RIL-led consortium stole ONGC share of gas, Government tells Supreme Court
Singhvi told the bench about the “huge risk and huge investment” in the project, and said “ONGC did nothing at the time they got” their blocks.
Attorney General R Venkataramani told a three-judge bench headed by CJI Surya Kant that RIL-led consortium have virtually committed a theft of gas from ONCG.
(Representative Image: ONGC) In a dispute with a Reliance Industries Limited-led consortium over gas migration in the Krishna Godavari (KG) basin, located off the Andhra Pradesh coast, the Centre Tuesday accused the consortium of stealing the Oil and Natural Gas Corporation’s share of natural gas.
Attorney General R Venkataramani, who appeared for the Centre, told a three-judge bench of Chief Justice of India Surya Kant and Justices Joymalya Bagchi and Vipul M. Pancholi: “There were two blocks. ONGC had a block, they had a block. Gas migrated. You (RIL-led consortium) virtually committed a theft of my gas and you are accountable for that.”
Venkataramani said this as Senior Advocate A M Singhvi, appearing for the RIL, commenced his arguments on its appeal challenging the February 14, 2025 order of the Delhi High Court order which overturned a 2018 international arbitration tribunal ruling and an order of a High Court single-judge bench in favour of the RIL-led consortium.
Singhvi told the bench about the “huge risk and huge investment” in the project, and said “ONGC did nothing at the time they got” their blocks.
Countering the allegations of gas theft, he said it was only a natural phenomenon due to pressure differences beneath the sea and cannot be termed something done deliberately.
“When you extract by a natural process of pressure, from the nearby sea block, some oil will always flow and migrate. That has nothing to do with voluntariness, deliberation, intent. That becomes a bugbear with them to add it to what they call stolen gas. There is nothing, it is a pressure movement,” Singhvi told the bench.
Justice Bagchi asked, “So no artificial barrier is there between the true definition of blocks right? Only coordinates as per the longitude and latitude.”
Singhvi said there cannot be any such barrier. “No. It cannot be, by definition. It’s not an enclave. The seabed is 2,000 feet below.”
He said the government is the ultimate beneficiary through royalty, taxation etc irrespective of where the gas came from.
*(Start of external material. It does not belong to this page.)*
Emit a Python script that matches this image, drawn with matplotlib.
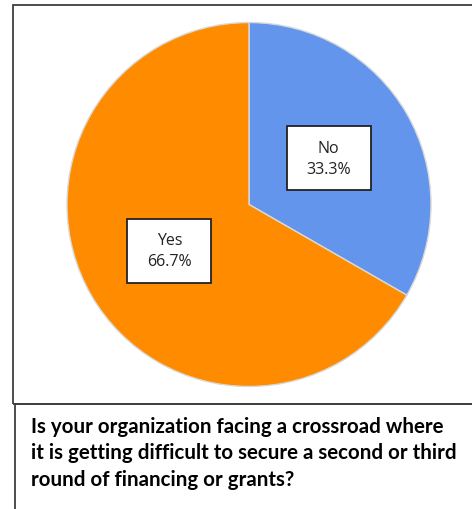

The case has its origins in a production-sharing contract (PSC) signed by an RIL-led consortium with the Centre in 2000, securing rights to explore and extract natural gas from the KG basin. The contract covered various entitlements, responsibilities and revenue-sharing arrangements.
The RIL-led consortium commenced commercial production from the assets situated adjacent to ONGC’s Godavari petroleum and mining lease and the KG-DWN-98/2 block, in April, 2009. The RIL then held 60% stake in the relevant KG-D6 block, BP Plc 30% and Niko Resources 10%.
The conflict arose in 2013 when ONGC claimed that RIL had illegally extracted natural gas from its blocks. The state-run company accused RIL of drilling wells near the boundaries of its hydrocarbon blocks which allowed gas to flow from ONGC’s fields to RIL’s KG-D6 block between 2009 and 2013, leading to “unjust enrichment” for the latter.
The government then sought disgorgement from RIL and its partners BP Plc and Niko Resources, demanding around $1.5 billion, and additional $174 million in interest. The RIL invoked the arbitration clause.
In July 2018, the arbitral tribunal ruled in favour of RIL, rejecting the government’s claims and stating that the PSC did not prohibit contractors from extracting and selling gas that had migrated from an external source.
The Centre challenged this in the Delhi High Court where a single-judge bench dismissed it in May 2024. Following an appeal, the High Court division bench set aside the single-judge bench’s order and the arbitral award, saying they were contrary to the settled position of law.